[start]

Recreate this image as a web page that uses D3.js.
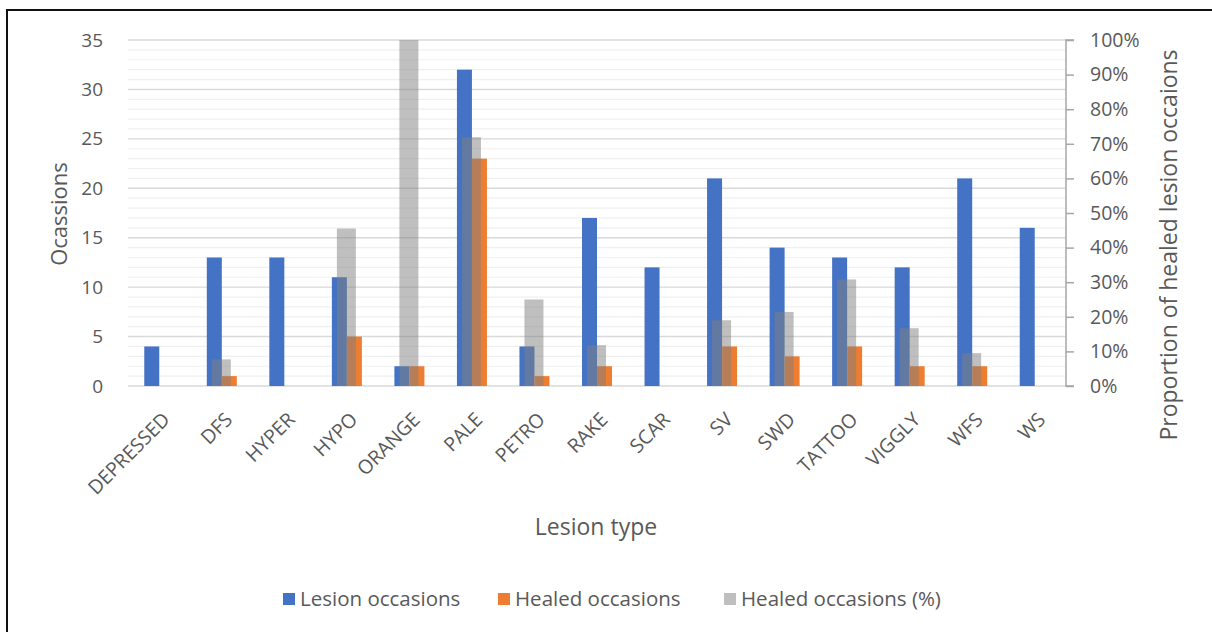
<!DOCTYPE html>
<html>
<head>
<meta charset="utf-8">
<script src="https://cdn.jsdelivr.net/npm/d3@7"></script>
<style>
  html, body { margin: 0; padding: 0; background: #fff; }
  svg { display: block; font-family: "Open Sans", "Noto Sans", sans-serif; }
</style>
</head>
<body>
<svg id="chart" width="1212" height="632"></svg>
<script>
// Lesion types on the category axis
const categories = ["DEPRESSED", "DFS", "HYPER", "HYPO", "ORANGE", "PALE", "PETRO", "RAKE",
                    "SCAR", "SV", "SWD", "TATTOO", "VIGGLY", "WFS", "WS"];
// Number of occasions each lesion type was recorded
const lesionOccasions = [4, 13, 13, 11, 2, 32, 4, 17, 12, 21, 14, 13, 12, 21, 16];
// Number of those occasions where the lesion had healed
const healedOccasions = [0, 1, 0, 5, 2, 23, 1, 2, 0, 4, 3, 4, 2, 2, 0];
// Healed share of occasions, in percent (secondary axis)
const healedPercent = [0, 7.7, 0, 45.5, 100, 71.9, 25, 11.8, 0, 19.0, 21.4, 30.8, 16.7, 9.5, 0];

const leftTicks = [0, 5, 10, 15, 20, 25, 30, 35];
const rightTicks = [0, 10, 20, 30, 40, 50, 60, 70, 80, 90, 100];

const seriesNames = ["Lesion occasions", "Healed occasions", "Healed occasions (%)"];
const seriesColors = ["#4472C4", "#ED7D31", "#BFBFBF"];

const svg = d3.select("#chart");
const plot = { left: 128, right: 1066, top: 40, bottom: 386 };

// Outer frame
svg.append("rect")
  .attr("x", 7).attr("y", 10).attr("width", 1230).attr("height", 660)
  .attr("fill", "none").attr("stroke", "#111").attr("stroke-width", 2);

const x = d3.scaleBand().domain(categories).range([plot.left, plot.right]).padding(0);
const y = d3.scaleLinear().domain([0, 35]).range([plot.bottom, plot.top]);
const y2 = d3.scaleLinear().domain([0, 100]).range([plot.bottom, plot.top]);

// Minor gridlines every unit, major every five
const minor = d3.range(0, 36).filter(v => v % 5 !== 0);
svg.append("g").selectAll("line").data(minor).join("line")
  .attr("x1", plot.left).attr("x2", plot.right)
  .attr("y1", d => y(d)).attr("y2", d => y(d))
  .attr("stroke", "#F0F0F0").attr("stroke-width", 1.2);
svg.append("g").selectAll("line").data(leftTicks.filter(v => v > 0)).join("line")
  .attr("x1", plot.left).attr("x2", plot.right)
  .attr("y1", d => y(d)).attr("y2", d => y(d))
  .attr("stroke", "#D9D9D9").attr("stroke-width", 1.4);

// Category axis line
svg.append("line")
  .attr("x1", plot.left).attr("x2", plot.right)
  .attr("y1", y(0)).attr("y2", y(0))
  .attr("stroke", "#D9D9D9").attr("stroke-width", 1.5);

// Primary bars: lesion occasions left of centre, healed occasions right of centre
const barW = 15;
const cx = d => x(d) + x.bandwidth() / 2;
svg.append("g").selectAll("rect").data(categories).join("rect")
  .attr("x", d => cx(d) - barW)
  .attr("width", barW)
  .attr("y", (d, i) => y(lesionOccasions[i]))
  .attr("height", (d, i) => y(0) - y(lesionOccasions[i]))
  .attr("fill", seriesColors[0]);
svg.append("g").selectAll("rect").data(categories).join("rect")
  .attr("x", d => cx(d))
  .attr("width", barW)
  .attr("y", (d, i) => y(healedOccasions[i]))
  .attr("height", (d, i) => y(0) - y(healedOccasions[i]))
  .attr("fill", seriesColors[1]);

// Secondary bars: healed percentage, translucent over the primary bars
const pctW = 19;
svg.append("g").selectAll("rect").data(categories).join("rect")
  .attr("x", d => cx(d) - pctW / 2 - 0.5)
  .attr("width", pctW)
  .attr("y", (d, i) => y2(healedPercent[i]))
  .attr("height", (d, i) => y2(0) - y2(healedPercent[i]))
  .attr("fill", "#808080").attr("fill-opacity", 0.5);

// Left axis labels
const tickColor = "#595959";
svg.append("g")
  .attr("transform", `translate(${plot.left},0)`)
  .call(d3.axisLeft(y).tickValues(leftTicks).tickSize(0).tickPadding(25))
  .call(g => g.select(".domain").remove())
  .selectAll("text")
  .attr("fill", tickColor).attr("font-size", 19)
  .attr("font-family", "'Open Sans', sans-serif");

// Right axis with ticks
const rAxis = svg.append("g")
  .attr("transform", `translate(${plot.right},0)`)
  .call(d3.axisRight(y2).tickValues(rightTicks).tickSize(8).tickPadding(16)
        .tickFormat(d => d + "%"));
rAxis.select(".domain").attr("stroke", "#A6A6A6").attr("stroke-width", 1.5)
  .attr("d", `M8,${plot.bottom}H0V${plot.top}H8`);
rAxis.selectAll(".tick line").attr("stroke", "#A6A6A6").attr("stroke-width", 1.5);
rAxis.selectAll("text")
  .attr("fill", tickColor).attr("font-size", 19.5)
  .attr("font-family", "'Open Sans', sans-serif");

// Category labels, rotated
svg.append("g").selectAll("text").data(categories).join("text")
  .attr("transform", d => `translate(${cx(d) + 7},${plot.bottom + 30}) rotate(-45)`)
  .attr("text-anchor", "end")
  .attr("dy", "0.35em")
  .attr("fill", tickColor).attr("font-size", 19.5)
  .text(d => d);

// Axis titles
svg.append("text")
  .attr("transform", `translate(67,214) rotate(-90)`)
  .attr("text-anchor", "middle")
  .attr("fill", tickColor).attr("font-size", 22)
  .text("Ocassions");
svg.append("text")
  .attr("transform", `translate(1177,245) rotate(-90)`)
  .attr("text-anchor", "middle")
  .attr("fill", tickColor).attr("font-size", 23)
  .text("Proportion of healed lesion occaions");
svg.append("text")
  .attr("x", 596).attr("y", 535)
  .attr("text-anchor", "middle")
  .attr("fill", tickColor).attr("font-size", 23)
  .text("Lesion type");

// Legend
const legendX = [283, 498, 724];
const legend = svg.append("g").selectAll("g").data(seriesNames).join("g")
  .attr("transform", (d, i) => `translate(${legendX[i]},593)`);
legend.append("rect")
  .attr("width", 12).attr("height", 12)
  .attr("fill", (d, i) => seriesColors[i]);
legend.append("text")
  .attr("x", 17).attr("y", 6).attr("dy", "0.35em")
  .attr("fill", tickColor).attr("font-size", 20.5)
  .text(d => d);
</script>
</body>
</html>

[end]

From start to finish, output the listing exactly, but omit its pictures.

Recreate this image as a web page that uses D3.js.
<!DOCTYPE html>
<html>
<head>
<meta charset="utf-8">
<script src="https://cdn.jsdelivr.net/npm/d3@7"></script>
<style>
  html, body { margin: 0; padding: 0; background: #fff; }
  svg { display: block; font-family: "Open Sans", "Noto Sans", sans-serif; }
</style>
</head>
<body>
<svg id="chart" width="1212" height="632"></svg>
<script>
// Lesion types on the category axis
const categories = ["DEPRESSED", "DFS", "HYPER", "HYPO", "ORANGE", "PALE", "PETRO", "RAKE",
                    "SCAR", "SV", "SWD", "TATTOO", "VIGGLY", "WFS", "WS"];
// Number of occasions each lesion type was recorded
const lesionOccasions = [4, 13, 13, 11, 2, 32, 4, 17, 12, 21, 14, 13, 12, 21, 16];
// Number of those occasions where the lesion had healed
const healedOccasions = [0, 1, 0, 5, 2, 23, 1, 2, 0, 4, 3, 4, 2, 2, 0];
// Healed share of occasions, in percent (secondary axis)
const healedPercent = [0, 7.7, 0, 45.5, 100, 71.9, 25, 11.8, 0, 19.0, 21.4, 30.8, 16.7, 9.5, 0];

const leftTicks = [0, 5, 10, 15, 20, 25, 30, 35];
const rightTicks = [0, 10, 20, 30, 40, 50, 60, 70, 80, 90, 100];

const seriesNames = ["Lesion occasions", "Healed occasions", "Healed occasions (%)"];
const seriesColors = ["#4472C4", "#ED7D31", "#BFBFBF"];

const svg = d3.select("#chart");
const plot = { left: 128, right: 1066, top: 40, bottom: 386 };

// Outer frame
svg.append("rect")
  .attr("x", 7).attr("y", 10).attr("width", 1230).attr("height", 660)
  .attr("fill", "none").attr("stroke", "#111").attr("stroke-width", 2);

const x = d3.scaleBand().domain(categories).range([plot.left, plot.right]).padding(0);
const y = d3.scaleLinear().domain([0, 35]).range([plot.bottom, plot.top]);
const y2 = d3.scaleLinear().domain([0, 100]).range([plot.bottom, plot.top]);

// Minor gridlines every unit, major every five
const minor = d3.range(0, 36).filter(v => v % 5 !== 0);
svg.append("g").selectAll("line").data(minor).join("line")
  .attr("x1", plot.left).attr("x2", plot.right)
  .attr("y1", d => y(d)).attr("y2", d => y(d))
  .attr("stroke", "#F0F0F0").attr("stroke-width", 1.2);
svg.append("g").selectAll("line").data(leftTicks.filter(v => v > 0)).join("line")
  .attr("x1", plot.left).attr("x2", plot.right)
  .attr("y1", d => y(d)).attr("y2", d => y(d))
  .attr("stroke", "#D9D9D9").attr("stroke-width", 1.4);

// Category axis line
svg.append("line")
  .attr("x1", plot.left).attr("x2", plot.right)
  .attr("y1", y(0)).attr("y2", y(0))
  .attr("stroke", "#D9D9D9").attr("stroke-width", 1.5);

// Primary bars: lesion occasions left of centre, healed occasions right of centre
const barW = 15;
const cx = d => x(d) + x.bandwidth() / 2;
svg.append("g").selectAll("rect").data(categories).join("rect")
  .attr("x", d => cx(d) - barW)
  .attr("width", barW)
  .attr("y", (d, i) => y(lesionOccasions[i]))
  .attr("height", (d, i) => y(0) - y(lesionOccasions[i]))
  .attr("fill", seriesColors[0]);
svg.append("g").selectAll("rect").data(categories).join("rect")
  .attr("x", d => cx(d))
  .attr("width", barW)
  .attr("y", (d, i) => y(healedOccasions[i]))
  .attr("height", (d, i) => y(0) - y(healedOccasions[i]))
  .attr("fill", seriesColors[1]);

// Secondary bars: healed percentage, translucent over the primary bars
const pctW = 19;
svg.append("g").selectAll("rect").data(categories).join("rect")
  .attr("x", d => cx(d) - pctW / 2 - 0.5)
  .attr("width", pctW)
  .attr("y", (d, i) => y2(healedPercent[i]))
  .attr("height", (d, i) => y2(0) - y2(healedPercent[i]))
  .attr("fill", "#808080").attr("fill-opacity", 0.5);

// Left axis labels
const tickColor = "#595959";
svg.append("g")
  .attr("transform", `translate(${plot.left},0)`)
  .call(d3.axisLeft(y).tickValues(leftTicks).tickSize(0).tickPadding(25))
  .call(g => g.select(".domain").remove())
  .selectAll("text")
  .attr("fill", tickColor).attr("font-size", 19)
  .attr("font-family", "'Open Sans', sans-serif");

// Right axis with ticks
const rAxis = svg.append("g")
  .attr("transform", `translate(${plot.right},0)`)
  .call(d3.axisRight(y2).tickValues(rightTicks).tickSize(8).tickPadding(16)
        .tickFormat(d => d + "%"));
rAxis.select(".domain").attr("stroke", "#A6A6A6").attr("stroke-width", 1.5)
  .attr("d", `M8,${plot.bottom}H0V${plot.top}H8`);
rAxis.selectAll(".tick line").attr("stroke", "#A6A6A6").attr("stroke-width", 1.5);
rAxis.selectAll("text")
  .attr("fill", tickColor).attr("font-size", 19.5)
  .attr("font-family", "'Open Sans', sans-serif");

// Category labels, rotated
svg.append("g").selectAll("text").data(categories).join("text")
  .attr("transform", d => `translate(${cx(d) + 7},${plot.bottom + 30}) rotate(-45)`)
  .attr("text-anchor", "end")
  .attr("dy", "0.35em")
  .attr("fill", tickColor).attr("font-size", 19.5)
  .text(d => d);

// Axis titles
svg.append("text")
  .attr("transform", `translate(67,214) rotate(-90)`)
  .attr("text-anchor", "middle")
  .attr("fill", tickColor).attr("font-size", 22)
  .text("Ocassions");
svg.append("text")
  .attr("transform", `translate(1177,245) rotate(-90)`)
  .attr("text-anchor", "middle")
  .attr("fill", tickColor).attr("font-size", 23)
  .text("Proportion of healed lesion occaions");
svg.append("text")
  .attr("x", 596).attr("y", 535)
  .attr("text-anchor", "middle")
  .attr("fill", tickColor).attr("font-size", 23)
  .text("Lesion type");

// Legend
const legendX = [283, 498, 724];
const legend = svg.append("g").selectAll("g").data(seriesNames).join("g")
  .attr("transform", (d, i) => `translate(${legendX[i]},593)`);
legend.append("rect")
  .attr("width", 12).attr("height", 12)
  .attr("fill", (d, i) => seriesColors[i]);
legend.append("text")
  .attr("x", 17).attr("y", 6).attr("dy", "0.35em")
  .attr("fill", tickColor).attr("font-size", 20.5)
  .text(d => d);
</script>
</body>
</html>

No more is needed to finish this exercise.